Written exercise:
Retype each line exactly. Skip images.

Provided material:
★ ★ ★ ★ ★
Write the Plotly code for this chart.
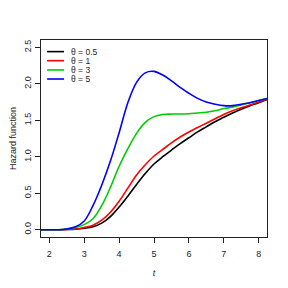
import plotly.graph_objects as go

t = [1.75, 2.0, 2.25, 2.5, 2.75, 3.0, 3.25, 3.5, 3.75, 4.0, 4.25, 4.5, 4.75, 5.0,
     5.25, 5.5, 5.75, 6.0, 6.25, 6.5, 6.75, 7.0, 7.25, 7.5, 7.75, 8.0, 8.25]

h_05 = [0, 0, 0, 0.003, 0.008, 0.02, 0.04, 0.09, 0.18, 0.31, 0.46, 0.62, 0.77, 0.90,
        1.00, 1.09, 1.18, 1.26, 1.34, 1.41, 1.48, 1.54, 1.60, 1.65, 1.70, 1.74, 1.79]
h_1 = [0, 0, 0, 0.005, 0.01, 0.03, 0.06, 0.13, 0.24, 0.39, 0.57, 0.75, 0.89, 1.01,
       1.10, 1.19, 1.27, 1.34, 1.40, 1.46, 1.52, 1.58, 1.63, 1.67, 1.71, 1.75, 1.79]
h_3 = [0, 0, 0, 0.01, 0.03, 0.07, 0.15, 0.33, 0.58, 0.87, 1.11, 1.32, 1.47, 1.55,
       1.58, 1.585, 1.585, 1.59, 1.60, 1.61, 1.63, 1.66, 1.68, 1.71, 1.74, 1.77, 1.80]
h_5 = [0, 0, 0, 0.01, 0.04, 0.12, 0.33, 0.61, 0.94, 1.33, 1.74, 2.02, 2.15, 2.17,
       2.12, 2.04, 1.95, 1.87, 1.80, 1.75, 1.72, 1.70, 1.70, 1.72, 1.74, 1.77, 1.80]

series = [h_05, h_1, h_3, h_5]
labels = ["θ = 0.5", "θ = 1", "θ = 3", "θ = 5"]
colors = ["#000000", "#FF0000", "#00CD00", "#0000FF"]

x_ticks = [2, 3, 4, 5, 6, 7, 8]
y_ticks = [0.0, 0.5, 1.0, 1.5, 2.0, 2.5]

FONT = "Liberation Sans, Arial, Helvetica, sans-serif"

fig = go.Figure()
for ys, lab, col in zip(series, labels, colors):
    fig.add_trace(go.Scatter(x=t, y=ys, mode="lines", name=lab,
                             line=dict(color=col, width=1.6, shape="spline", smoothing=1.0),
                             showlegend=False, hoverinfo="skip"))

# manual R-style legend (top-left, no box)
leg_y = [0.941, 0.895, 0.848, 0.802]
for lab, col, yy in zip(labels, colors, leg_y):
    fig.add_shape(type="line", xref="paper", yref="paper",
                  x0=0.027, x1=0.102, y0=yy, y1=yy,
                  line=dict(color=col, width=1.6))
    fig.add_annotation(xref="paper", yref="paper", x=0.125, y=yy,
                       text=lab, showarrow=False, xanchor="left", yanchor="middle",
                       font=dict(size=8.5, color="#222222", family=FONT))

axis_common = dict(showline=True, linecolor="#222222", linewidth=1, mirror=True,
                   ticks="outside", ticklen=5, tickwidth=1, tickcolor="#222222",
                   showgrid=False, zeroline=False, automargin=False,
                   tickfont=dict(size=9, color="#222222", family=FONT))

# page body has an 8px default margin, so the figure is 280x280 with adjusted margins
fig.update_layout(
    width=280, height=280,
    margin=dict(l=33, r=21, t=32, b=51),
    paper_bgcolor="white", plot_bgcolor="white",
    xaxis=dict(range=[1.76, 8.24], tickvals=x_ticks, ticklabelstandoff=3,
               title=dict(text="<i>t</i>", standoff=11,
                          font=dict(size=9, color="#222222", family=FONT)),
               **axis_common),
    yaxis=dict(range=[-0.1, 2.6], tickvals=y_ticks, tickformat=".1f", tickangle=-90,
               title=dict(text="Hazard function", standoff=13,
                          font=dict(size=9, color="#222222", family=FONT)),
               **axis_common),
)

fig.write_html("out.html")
★ ★ ★ ★ ★
Exercise response:
Write the Plotly code for this chart.
import plotly.graph_objects as go

t = [1.75, 2.0, 2.25, 2.5, 2.75, 3.0, 3.25, 3.5, 3.75, 4.0, 4.25, 4.5, 4.75, 5.0,
     5.25, 5.5, 5.75, 6.0, 6.25, 6.5, 6.75, 7.0, 7.25, 7.5, 7.75, 8.0, 8.25]

h_05 = [0, 0, 0, 0.003, 0.008, 0.02, 0.04, 0.09, 0.18, 0.31, 0.46, 0.62, 0.77, 0.90,
        1.00, 1.09, 1.18, 1.26, 1.34, 1.41, 1.48, 1.54, 1.60, 1.65, 1.70, 1.74, 1.79]
h_1 = [0, 0, 0, 0.005, 0.01, 0.03, 0.06, 0.13, 0.24, 0.39, 0.57, 0.75, 0.89, 1.01,
       1.10, 1.19, 1.27, 1.34, 1.40, 1.46, 1.52, 1.58, 1.63, 1.67, 1.71, 1.75, 1.79]
h_3 = [0, 0, 0, 0.01, 0.03, 0.07, 0.15, 0.33, 0.58, 0.87, 1.11, 1.32, 1.47, 1.55,
       1.58, 1.585, 1.585, 1.59, 1.60, 1.61, 1.63, 1.66, 1.68, 1.71, 1.74, 1.77, 1.80]
h_5 = [0, 0, 0, 0.01, 0.04, 0.12, 0.33, 0.61, 0.94, 1.33, 1.74, 2.02, 2.15, 2.17,
       2.12, 2.04, 1.95, 1.87, 1.80, 1.75, 1.72, 1.70, 1.70, 1.72, 1.74, 1.77, 1.80]

series = [h_05, h_1, h_3, h_5]
labels = ["θ = 0.5", "θ = 1", "θ = 3", "θ = 5"]
colors = ["#000000", "#FF0000", "#00CD00", "#0000FF"]

x_ticks = [2, 3, 4, 5, 6, 7, 8]
y_ticks = [0.0, 0.5, 1.0, 1.5, 2.0, 2.5]

FONT = "Liberation Sans, Arial, Helvetica, sans-serif"

fig = go.Figure()
for ys, lab, col in zip(series, labels, colors):
    fig.add_trace(go.Scatter(x=t, y=ys, mode="lines", name=lab,
                             line=dict(color=col, width=1.6, shape="spline", smoothing=1.0),
                             showlegend=False, hoverinfo="skip"))

# manual R-style legend (top-left, no box)
leg_y = [0.941, 0.895, 0.848, 0.802]
for lab, col, yy in zip(labels, colors, leg_y):
    fig.add_shape(type="line", xref="paper", yref="paper",
                  x0=0.027, x1=0.102, y0=yy, y1=yy,
                  line=dict(color=col, width=1.6))
    fig.add_annotation(xref="paper", yref="paper", x=0.125, y=yy,
                       text=lab, showarrow=False, xanchor="left", yanchor="middle",
                       font=dict(size=8.5, color="#222222", family=FONT))

axis_common = dict(showline=True, linecolor="#222222", linewidth=1, mirror=True,
                   ticks="outside", ticklen=5, tickwidth=1, tickcolor="#222222",
                   showgrid=False, zeroline=False, automargin=False,
                   tickfont=dict(size=9, color="#222222", family=FONT))

# page body has an 8px default margin, so the figure is 280x280 with adjusted margins
fig.update_layout(
    width=280, height=280,
    margin=dict(l=33, r=21, t=32, b=51),
    paper_bgcolor="white", plot_bgcolor="white",
    xaxis=dict(range=[1.76, 8.24], tickvals=x_ticks, ticklabelstandoff=3,
               title=dict(text="<i>t</i>", standoff=11,
                          font=dict(size=9, color="#222222", family=FONT)),
               **axis_common),
    yaxis=dict(range=[-0.1, 2.6], tickvals=y_ticks, tickformat=".1f", tickangle=-90,
               title=dict(text="Hazard function", standoff=13,
                          font=dict(size=9, color="#222222", family=FONT)),
               **axis_common),
)

fig.write_html("out.html")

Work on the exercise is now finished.